Meditating in the solitude of nature, seated atop a steep ocean cliff as the sun set over the horizon, Lovespirals band founder, Ryan Lum, had an epiphany of sorts. He concluded that the album the band recently began work on simply had to be the best of his musical history. It must possess not only great songwriting but also great production and sound quality. Using classic albums from the late '60s to mid '70s as their blueprint, Lum and his songwriting partner, Anji Bee, lovingly labored for the next 12 months to create what they - and many others - believe to be their career-defining album.
Future Past, Lovespirals' fourth full-length album, is a masterful synthesis of the band's vast musical influences into a fresh new electronica sound. As with Lovespirals' prior releases, "Future Past" reflects years of listening to classic albums of various genres; whether rock, jazz, blues, funk, pop, or electronica. But this time around, the band's influences were thoroughly absorbed and internalized, with an end result that is personal and uniquely their own. Even their album's title, "Future Past," encapsulates the duo's method of fusing the vintage sounds and music production ideas of yesteryear with the recording techniques and tools of modern day.

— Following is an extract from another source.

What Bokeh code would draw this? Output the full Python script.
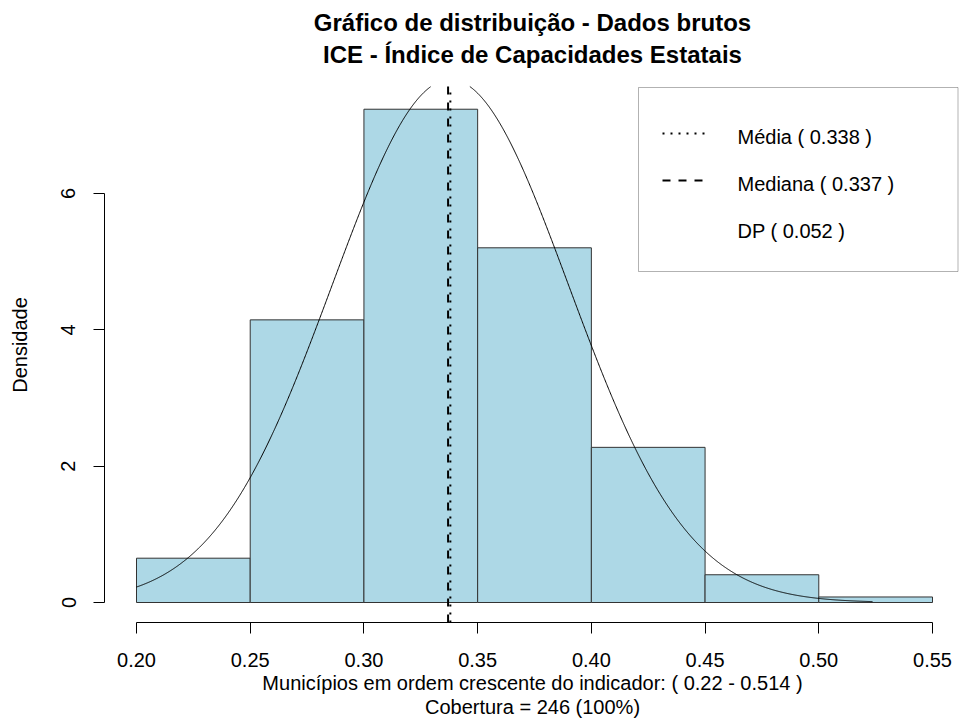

This captivating 11-track set contains their strongest songwriting to date, with an attention to detail in recording quality and production that is unmatched in the duo's decade-long history. Unlike previous efforts, with "Future Past," Lum and Bee were able to focus on their musical efforts full-time, without the distractions of regular day jobs. Lum reflected, "We felt that we had a real opportunity to attempt to create an album that could stand up to those made with big budgets in big studios." Indeed, the album was written, recorded, and mixed entirely in the band's own home studio, which had just been upgraded with newly acquired vintage units as well as modern gear with retro sonic flavors, such as a new Neumann microphone and UA tube preamplifier - both based on designs from the '50s.
Moreso than the gear, however, it's the magical combination of Lum's soulful guitar and Bee's sumptuous vocal harmonies that is the cornerstone of Lovespirals' signature sound. Lovely album opener "Home" happily welcomes the band's return to electronica form from their previous Americana-infused dream pop release, "Long Way From Home." This track, along with the gorgeously melancholic "Shine," and epic album-closer, "Believe," are bittersweet electro-pop gems in the vein of early Air or Zero 7, with lazy beats, lush arrangements, and Bee's honeyed vocals. But Lum's masterful guitar work sets the band apart from their contemporaries, bringing the rhythm and lead playing of a classic rock artist to a largely computer-based genre.
With a subtle yet powerful mix of musical moods and emotional expressions, "Future Past" is sure to enchant both old and new listeners for years to come.